Where did those households go? Some of them may be young people who are still living with family. Some of them may have doubled up — Bethesda Magazine wrote last year about families renting rooms in a Germantown trailer park to save money. Others may just be homeless.

On top of that, according to the Metropolitan Washington Council of Governments (MWCOG), we expect about 208,000 new people to move here in the next 20 years, and we’ll need about 87,000 new homes for those people. So we need about 91,000 homes, and we’ve approved 48,000. That’s 43,000 houses that we need to build.

And the homes we’ve already approved to build may not be where we need them to be. It can take decades to build all the homes in the pipeline — there are homes that were approved in the 1980s and 1990s still waiting to be built — and, as a result, the pipeline doesn’t always match current trends.
Twenty years ago, most of the county’s growth and investment was happening on the suburban fringe, while closer-in urban areas were declining. Today, that trend has basically reversed, and it’s in those closer-in areas where home prices are rising the fastest due to demand.

Most of Montgomery County (the green and yellow areas) are off-limits to significant new development, leaving just 5% of the county's land for new residents. Image by the author.

However, 95% percent of Montgomery County’s land is zoned for either agricultural land or suburban single-family homes, and is basically guaranteed to stay like that forever. The remaining 5% — our downtowns, strip malls, office parks, industrial parks, and notably, garden apartment complexes — is where nearly all of our county’s future growth will have to go.

Wealthy neighborhoods' exclusivity results in more sprawl and inequity

Even as some areas of Montgomery County are seeing a lot of new construction, the vast majority of the county has seen little change. Because of single-family zoning, you can live a few blocks from downtown Bethesda or downtown Silver Spring and be virtually guaranteed that nothing will ever change on your street. And that has real consequences.

When we prevent any new homes from being built in wealthy, close-in neighborhoods, that growth ends up further out, which results in more sprawl, more traffic, and a degraded natural environment. Or it means that growth ends up exclusively in less affluent areas who don’t have as loud of a voice, and also face the greatest risk for gentrification and displacement.

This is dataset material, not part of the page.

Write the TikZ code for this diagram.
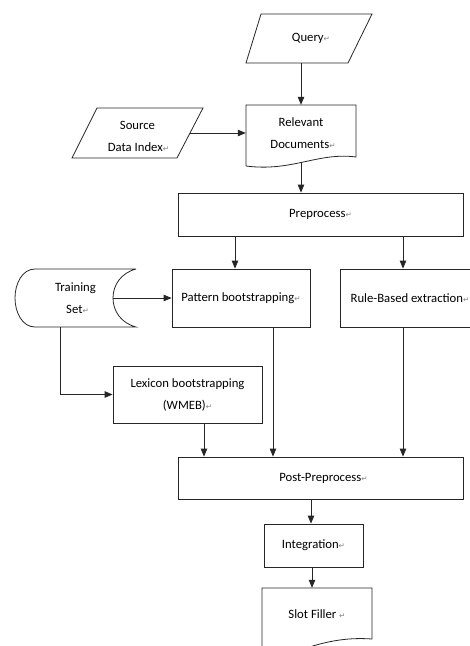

Meanwhile, Montgomery County gets a smaller tax base, fewer resources for schools and parks, and higher housing costs. This isn’t sustainable.

I live in downtown Silver Spring, and when I walk out of my home I can see two new high-rise apartment buildings under construction, which together will create over 700 new homes. They come with inconveniences — closed sidewalks, noise, dust, construction traffic. But in a few months, they’ll mean new neighbors, more customers for local business, and a bigger tax base for our parks, schools, and other public amenities.

By making room for more neighbors, my neighborhood is helping make Montgomery County a better place to live. But based on my calculations, we have to build about 120 times this many homes in the coming years. They don’t have to all be high-rise apartment buildings, nor should they be. But we do need more communities in Montgomery County to welcome new residents.